Now, this could be ‘a lot of time’. There is unfortunately no switch to quickly get over loss and just move on with your life. The only way out is by getting through it, and that takes a while.
- Healing takes time. Grieving is forever
Oh, by the way, there’s nothing like getting over it. Some days maybe great, but once in a while, everything hits back. The slight good news here is that it gets better with time.
- Loss/Grief changes you as a person.
You know we are all different, so it should not surprise you that we also react to both happy and sad experiences differently. After getting familiar with loss, only a few people come out the same.
If it doesn’t leave you in a state where you don’t really care about life because nothing seems to matter anyway, it may teach you to close your heart and armour up to prepare for what may come next. If you ever find yourself in these ugly times, I hope you get the latter.
- You do what works for you.
When mourning the loss of someone/people that meant so much to you, there is no perfect formula. Just like any other emotions, no one can lecture you on how to feel sad or grieve and certainly not how much you can take at a time.
You feel like screaming, like you are on a mountain top? Do that. You feel like talking about it with a friend? It helps a lot. You feel like taking some time to understand what it all means to you? Go for it! If you can even pray about it, the better. Oh, and it doesn’t matter how fast everyone else seems to have moved on. No pressure whatsoever.
- You will need your friends.
From time to time, you may need to have a friend with you. It’s even better when they know how best they can be supportive. From crazy outdoor treats to quiet time as you occupy your mind with other topics; it’s all better with a friend around.
And while you at it, remember to pay it forward. The one mistake that I probably did was not to check on my own friends during the time, forgetting that they may be going through a horrible time too.
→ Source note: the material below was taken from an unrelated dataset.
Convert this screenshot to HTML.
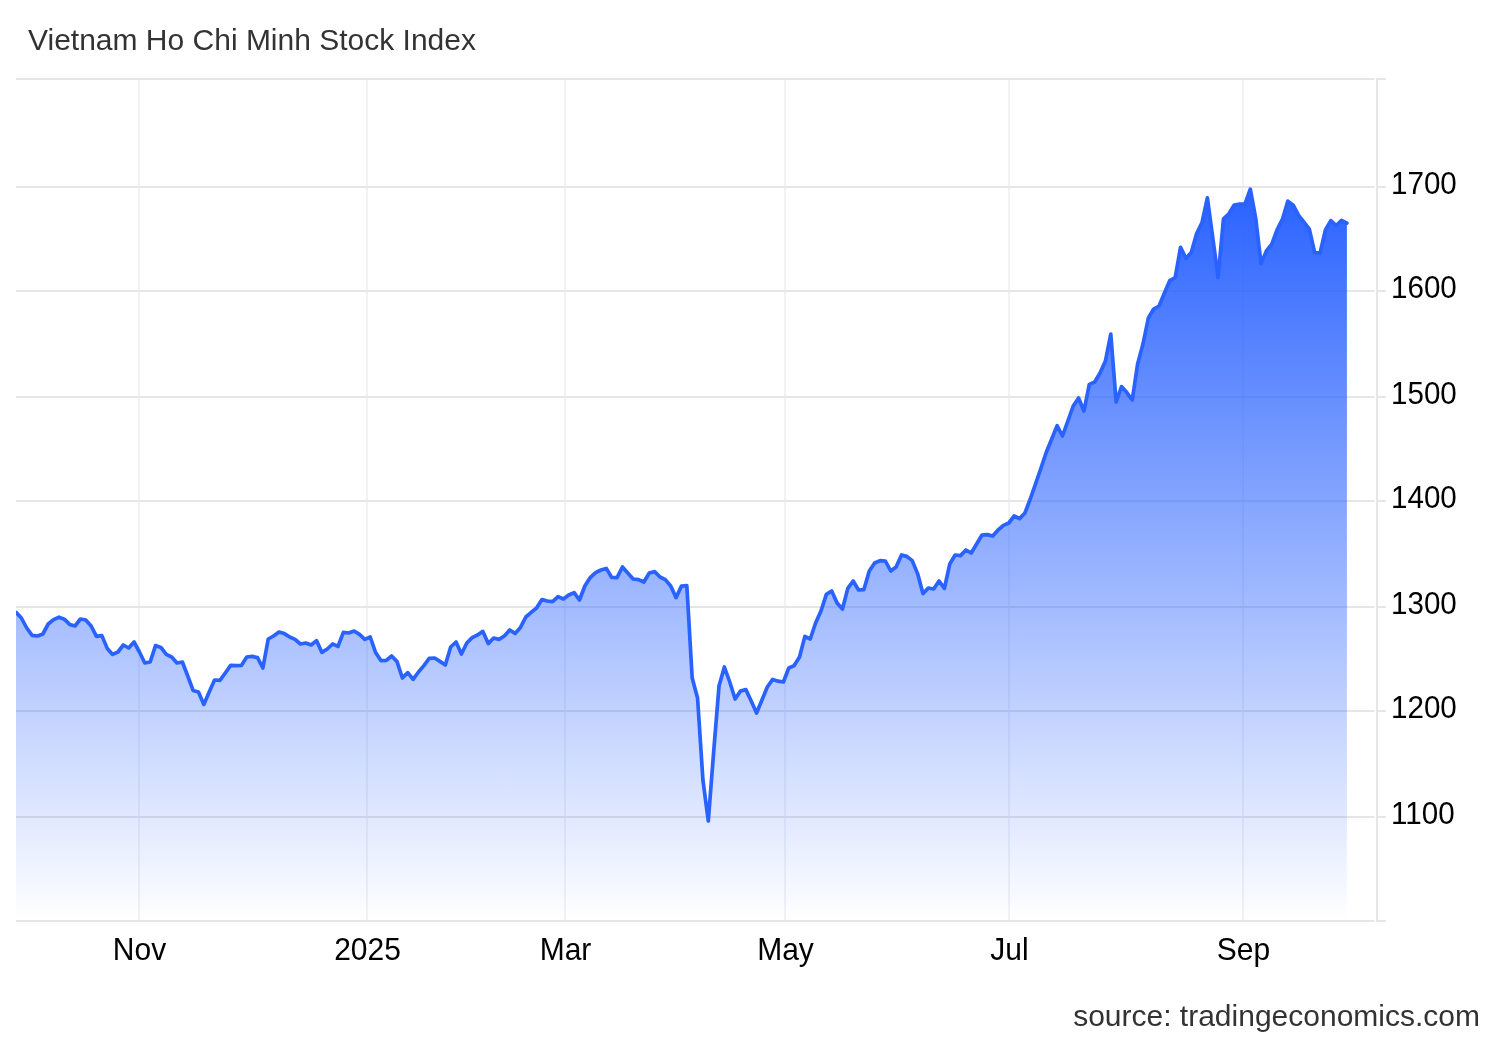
<!DOCTYPE html>
<html lang="en"><head><meta charset="utf-8"><title>Vietnam Ho Chi Minh Stock Index</title>
<style>
html,body{margin:0;padding:0;background:#fff;}
body{width:1500px;height:1040px;overflow:hidden;font-family:"Liberation Sans",Arial,sans-serif;}
svg{display:block;position:absolute;left:0;top:0;}
svg text{font-family:"Liberation Sans",Arial,sans-serif;}
</style></head><body>
<svg width="1500" height="1040" viewBox="0 0 1500 1040">
<defs><linearGradient id="g" gradientUnits="userSpaceOnUse" x1="0" y1="189.2" x2="0" y2="921">
<stop offset="0" stop-color="#2962ff" stop-opacity="1"/><stop offset="1" stop-color="#2962ff" stop-opacity="0"/></linearGradient><clipPath id="cp"><rect x="16" y="60" width="1400" height="880"/></clipPath></defs>
<rect width="1500" height="1040" fill="#fff"/>
<text x="28" y="49.5" font-size="30" fill="#333">Vietnam Ho Chi Minh Stock Index</text>
<g stroke="#f0f2f6" stroke-width="2" fill="none">
<path d="M139 79 V921"/>
<path d="M367 79 V921"/>
<path d="M565 79 V921"/>
<path d="M785 79 V921"/>
<path d="M1009 79 V921"/>
<path d="M1243 79 V921"/>
</g><g stroke="#e6e6e6" stroke-width="2" fill="none">
<path d="M16 79 H1374.4 M1376 79 H1386"/>
<path d="M16 187 H1374.4 M1376 187 H1386"/>
<path d="M16 291 H1374.4 M1376 291 H1386"/>
<path d="M16 397 H1374.4 M1376 397 H1386"/>
<path d="M16 501 H1374.4 M1376 501 H1386"/>
<path d="M16 607 H1374.4 M1376 607 H1386"/>
<path d="M16 711 H1374.4 M1376 711 H1386"/>
<path d="M16 817 H1374.4 M1376 817 H1386"/>
<path d="M16 921 H1374.4 M1376 921 H1386"/>
<path d="M1377 78 V922"/>
</g>
<path d="M16.0 612.4 L21.37 618.0 L26.73 628.0 L32.1 635.4 L37.47 636.0 L42.83 634.0 L48.2 624.0 L53.57 619.6 L58.93 617.2 L64.3 619.2 L69.67 624.4 L75.03 626.0 L80.4 619.0 L85.76 620.0 L91.13 626.0 L96.5 636.4 L101.86 635.6 L107.23 648.4 L112.6 654.4 L117.96 652.0 L123.33 645.0 L128.7 648.0 L134.06 642.0 L139.43 652.0 L144.8 663.0 L150.16 662.0 L155.53 645.6 L160.9 647.4 L166.26 654.4 L171.63 657.0 L177.0 663.0 L182.36 662.0 L187.73 676.0 L193.1 690.4 L198.46 692.0 L203.83 704.4 L209.2 692.0 L214.56 680.0 L219.93 680.4 L225.29 673.0 L230.66 665.4 L236.03 665.6 L241.39 665.4 L246.76 657.0 L252.13 656.4 L257.49 657.6 L262.86 668.0 L268.23 639.0 L273.59 636.0 L278.96 632.0 L284.33 633.6 L289.69 637.0 L295.06 639.4 L300.43 644.0 L305.79 643.0 L311.16 645.0 L316.53 640.6 L321.89 652.4 L327.26 649.0 L332.63 644.0 L337.99 646.4 L343.36 632.4 L348.73 633.0 L354.09 631.0 L359.46 634.4 L364.82 639.4 L370.19 637.0 L375.56 652.4 L380.92 660.6 L386.29 660.4 L391.66 656.0 L397.02 661.6 L402.39 678.0 L407.76 672.6 L413.12 679.4 L418.49 672.0 L423.86 665.6 L429.22 658.4 L434.59 658.0 L439.96 661.4 L445.32 665.0 L450.69 647.0 L456.06 642.0 L461.42 654.0 L466.79 643.0 L472.16 637.6 L477.52 635.0 L482.89 631.4 L488.25 643.6 L493.62 638.0 L498.99 639.4 L504.35 636.0 L509.72 630.0 L515.09 633.4 L520.45 627.4 L525.82 617.0 L531.19 612.4 L536.55 608.0 L541.92 599.6 L547.29 601.0 L552.65 601.6 L558.02 596.6 L563.39 599.0 L568.75 595.0 L574.12 592.6 L579.49 600.0 L584.85 586.0 L590.22 577.6 L595.59 572.6 L600.95 570.0 L606.32 568.4 L611.69 577.4 L617.05 577.6 L622.42 567.0 L627.78 573.0 L633.15 579.0 L638.52 579.6 L643.88 582.0 L649.25 573.0 L654.62 571.6 L659.98 577.0 L665.35 579.6 L670.72 586.0 L676.08 597.6 L681.45 586.0 L686.82 585.6 L692.18 678.0 L697.55 698.0 L702.92 780.0 L708.28 821.0 L713.65 752.0 L719.02 686.0 L724.38 667.0 L729.75 682.0 L735.12 699.0 L740.48 691.0 L745.85 689.6 L751.21 701.0 L756.58 713.0 L761.95 700.0 L767.31 687.0 L772.68 679.4 L778.05 681.2 L783.41 682.0 L788.78 668.0 L794.15 665.6 L799.51 657.0 L804.88 636.4 L810.25 639.0 L815.61 623.0 L820.98 611.0 L826.35 594.4 L831.71 591.0 L837.08 603.0 L842.45 609.0 L847.81 588.4 L853.18 581.0 L858.55 590.0 L863.91 589.6 L869.28 571.0 L874.65 563.0 L880.01 560.6 L885.38 561.0 L890.74 571.0 L896.11 567.0 L901.48 555.0 L906.84 556.4 L912.21 560.6 L917.58 573.6 L922.94 593.6 L928.31 588.0 L933.68 589.0 L939.04 581.0 L944.41 588.4 L949.78 564.0 L955.14 555.0 L960.51 555.6 L965.88 550.0 L971.24 553.0 L976.61 544.0 L981.98 535.0 L987.34 534.6 L992.71 536.0 L998.08 530.0 L1003.44 525.4 L1008.81 523.0 L1014.18 516.0 L1019.54 518.6 L1024.91 513.0 L1030.27 499.0 L1035.64 483.6 L1041.01 468.0 L1046.37 452.0 L1051.74 439.0 L1057.11 425.6 L1062.47 436.0 L1067.84 421.0 L1073.21 406.0 L1078.57 398.0 L1083.94 411.0 L1089.31 384.4 L1094.67 382.0 L1100.04 373.0 L1105.41 361.0 L1110.77 334.0 L1116.14 402.0 L1121.51 386.6 L1126.87 392.6 L1132.24 400.0 L1137.61 364.0 L1142.97 344.0 L1148.34 318.0 L1153.7 309.0 L1159.07 306.0 L1164.44 293.0 L1169.8 280.6 L1175.17 277.6 L1180.54 247.4 L1185.9 258.4 L1191.27 252.4 L1196.64 233.6 L1202.0 222.6 L1207.37 197.8 L1212.74 237.5 L1218.1 277.4 L1223.47 218.8 L1228.84 213.8 L1234.2 205.0 L1239.57 204.0 L1244.94 204.2 L1250.3 189.2 L1255.67 218.0 L1261.04 263.6 L1266.4 251.0 L1271.77 244.1 L1277.14 229.6 L1282.5 219.0 L1287.87 201.1 L1293.23 205.2 L1298.6 215.4 L1303.97 222.2 L1309.33 229.2 L1314.7 252.6 L1320.07 253.0 L1325.43 230.0 L1330.8 220.6 L1336.17 225.5 L1341.53 220.4 L1346.9 223.1 L1346.9 921 L16.0 921 Z" fill="url(#g)" stroke="none"/>
<path d="M16.0 612.4 L21.37 618.0 L26.73 628.0 L32.1 635.4 L37.47 636.0 L42.83 634.0 L48.2 624.0 L53.57 619.6 L58.93 617.2 L64.3 619.2 L69.67 624.4 L75.03 626.0 L80.4 619.0 L85.76 620.0 L91.13 626.0 L96.5 636.4 L101.86 635.6 L107.23 648.4 L112.6 654.4 L117.96 652.0 L123.33 645.0 L128.7 648.0 L134.06 642.0 L139.43 652.0 L144.8 663.0 L150.16 662.0 L155.53 645.6 L160.9 647.4 L166.26 654.4 L171.63 657.0 L177.0 663.0 L182.36 662.0 L187.73 676.0 L193.1 690.4 L198.46 692.0 L203.83 704.4 L209.2 692.0 L214.56 680.0 L219.93 680.4 L225.29 673.0 L230.66 665.4 L236.03 665.6 L241.39 665.4 L246.76 657.0 L252.13 656.4 L257.49 657.6 L262.86 668.0 L268.23 639.0 L273.59 636.0 L278.96 632.0 L284.33 633.6 L289.69 637.0 L295.06 639.4 L300.43 644.0 L305.79 643.0 L311.16 645.0 L316.53 640.6 L321.89 652.4 L327.26 649.0 L332.63 644.0 L337.99 646.4 L343.36 632.4 L348.73 633.0 L354.09 631.0 L359.46 634.4 L364.82 639.4 L370.19 637.0 L375.56 652.4 L380.92 660.6 L386.29 660.4 L391.66 656.0 L397.02 661.6 L402.39 678.0 L407.76 672.6 L413.12 679.4 L418.49 672.0 L423.86 665.6 L429.22 658.4 L434.59 658.0 L439.96 661.4 L445.32 665.0 L450.69 647.0 L456.06 642.0 L461.42 654.0 L466.79 643.0 L472.16 637.6 L477.52 635.0 L482.89 631.4 L488.25 643.6 L493.62 638.0 L498.99 639.4 L504.35 636.0 L509.72 630.0 L515.09 633.4 L520.45 627.4 L525.82 617.0 L531.19 612.4 L536.55 608.0 L541.92 599.6 L547.29 601.0 L552.65 601.6 L558.02 596.6 L563.39 599.0 L568.75 595.0 L574.12 592.6 L579.49 600.0 L584.85 586.0 L590.22 577.6 L595.59 572.6 L600.95 570.0 L606.32 568.4 L611.69 577.4 L617.05 577.6 L622.42 567.0 L627.78 573.0 L633.15 579.0 L638.52 579.6 L643.88 582.0 L649.25 573.0 L654.62 571.6 L659.98 577.0 L665.35 579.6 L670.72 586.0 L676.08 597.6 L681.45 586.0 L686.82 585.6 L692.18 678.0 L697.55 698.0 L702.92 780.0 L708.28 821.0 L713.65 752.0 L719.02 686.0 L724.38 667.0 L729.75 682.0 L735.12 699.0 L740.48 691.0 L745.85 689.6 L751.21 701.0 L756.58 713.0 L761.95 700.0 L767.31 687.0 L772.68 679.4 L778.05 681.2 L783.41 682.0 L788.78 668.0 L794.15 665.6 L799.51 657.0 L804.88 636.4 L810.25 639.0 L815.61 623.0 L820.98 611.0 L826.35 594.4 L831.71 591.0 L837.08 603.0 L842.45 609.0 L847.81 588.4 L853.18 581.0 L858.55 590.0 L863.91 589.6 L869.28 571.0 L874.65 563.0 L880.01 560.6 L885.38 561.0 L890.74 571.0 L896.11 567.0 L901.48 555.0 L906.84 556.4 L912.21 560.6 L917.58 573.6 L922.94 593.6 L928.31 588.0 L933.68 589.0 L939.04 581.0 L944.41 588.4 L949.78 564.0 L955.14 555.0 L960.51 555.6 L965.88 550.0 L971.24 553.0 L976.61 544.0 L981.98 535.0 L987.34 534.6 L992.71 536.0 L998.08 530.0 L1003.44 525.4 L1008.81 523.0 L1014.18 516.0 L1019.54 518.6 L1024.91 513.0 L1030.27 499.0 L1035.64 483.6 L1041.01 468.0 L1046.37 452.0 L1051.74 439.0 L1057.11 425.6 L1062.47 436.0 L1067.84 421.0 L1073.21 406.0 L1078.57 398.0 L1083.94 411.0 L1089.31 384.4 L1094.67 382.0 L1100.04 373.0 L1105.41 361.0 L1110.77 334.0 L1116.14 402.0 L1121.51 386.6 L1126.87 392.6 L1132.24 400.0 L1137.61 364.0 L1142.97 344.0 L1148.34 318.0 L1153.7 309.0 L1159.07 306.0 L1164.44 293.0 L1169.8 280.6 L1175.17 277.6 L1180.54 247.4 L1185.9 258.4 L1191.27 252.4 L1196.64 233.6 L1202.0 222.6 L1207.37 197.8 L1212.74 237.5 L1218.1 277.4 L1223.47 218.8 L1228.84 213.8 L1234.2 205.0 L1239.57 204.0 L1244.94 204.2 L1250.3 189.2 L1255.67 218.0 L1261.04 263.6 L1266.4 251.0 L1271.77 244.1 L1277.14 229.6 L1282.5 219.0 L1287.87 201.1 L1293.23 205.2 L1298.6 215.4 L1303.97 222.2 L1309.33 229.2 L1314.7 252.6 L1320.07 253.0 L1325.43 230.0 L1330.8 220.6 L1336.17 225.5 L1341.53 220.4 L1346.9 223.1" fill="none" stroke="#2962ff" stroke-width="3.7" clip-path="url(#cp)" stroke-linejoin="round" stroke-linecap="round"/>
<g font-size="29.6" fill="#000">
<text transform="translate(1391 193.9) scale(1 1.07)">1700</text>
<text transform="translate(1391 297.9) scale(1 1.07)">1600</text>
<text transform="translate(1391 403.9) scale(1 1.07)">1500</text>
<text transform="translate(1391 507.9) scale(1 1.07)">1400</text>
<text transform="translate(1391 613.9) scale(1 1.07)">1300</text>
<text transform="translate(1391 717.9) scale(1 1.07)">1200</text>
<text transform="translate(1391 823.9) scale(1 1.07)">1100</text>
</g><g font-size="30" fill="#000" text-anchor="middle">
<text transform="translate(139.5 960.2) scale(1 1.04)">Nov</text>
<text transform="translate(367.5 960.2) scale(1 1.07)">2025</text>
<text transform="translate(565.5 960.2) scale(1 1.04)">Mar</text>
<text transform="translate(785.5 960.2) scale(1 1.04)">May</text>
<text transform="translate(1009.5 960.2) scale(1 1.04)">Jul</text>
<text transform="translate(1243.5 960.2) scale(1 1.04)">Sep</text>
</g>
<text x="1480" y="1025.5" font-size="30" fill="#333" text-anchor="end">source: tradingeconomics.com</text>
</svg></body></html>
Don’t be like me.
- Grieving time is reinventing.
Grieving time can’t leave you exactly the same. You are likely to discover things that you probably didn’t know about yourself.
The most shocking discoveries are when you find out you are mad at life and God. If you are lucky though, it will teach you to be more thankful to God and appreciate another chance at life.
- Appreciate people while they are still alive.
This may sound weird but one of the things that gave me unexpected comfort with the recent loss was knowing that for every chance I had, I told my cousin that I loved him and appreciated him, something that I probably didn’t do much with my sister.
I have since vowed to myself to break the culture of writing long eulogies telling people how much they meant to me after they are out of this life. Well, maybe they still get the message, who knows? But how about practicing to make the same statements while these people are still breathing the same air that we do? Because after the undying reminder that you will never see someone again and the unsaid things or unexpressed feelings mostly break our hearts the most.
- Live while you are still alive.
Last but not least, do you have a bucket list? Well, you don’t have to. But you probably know the things that bring back life into you. Those that make your soul smile. Do those unapologetically. Take chances. Take every day like it could be your last.
You see, life is not guaranteed. One moment you are here, the other you are gone. People are trying to search for every memory they made with you and say all the nice things about you that you never heard of!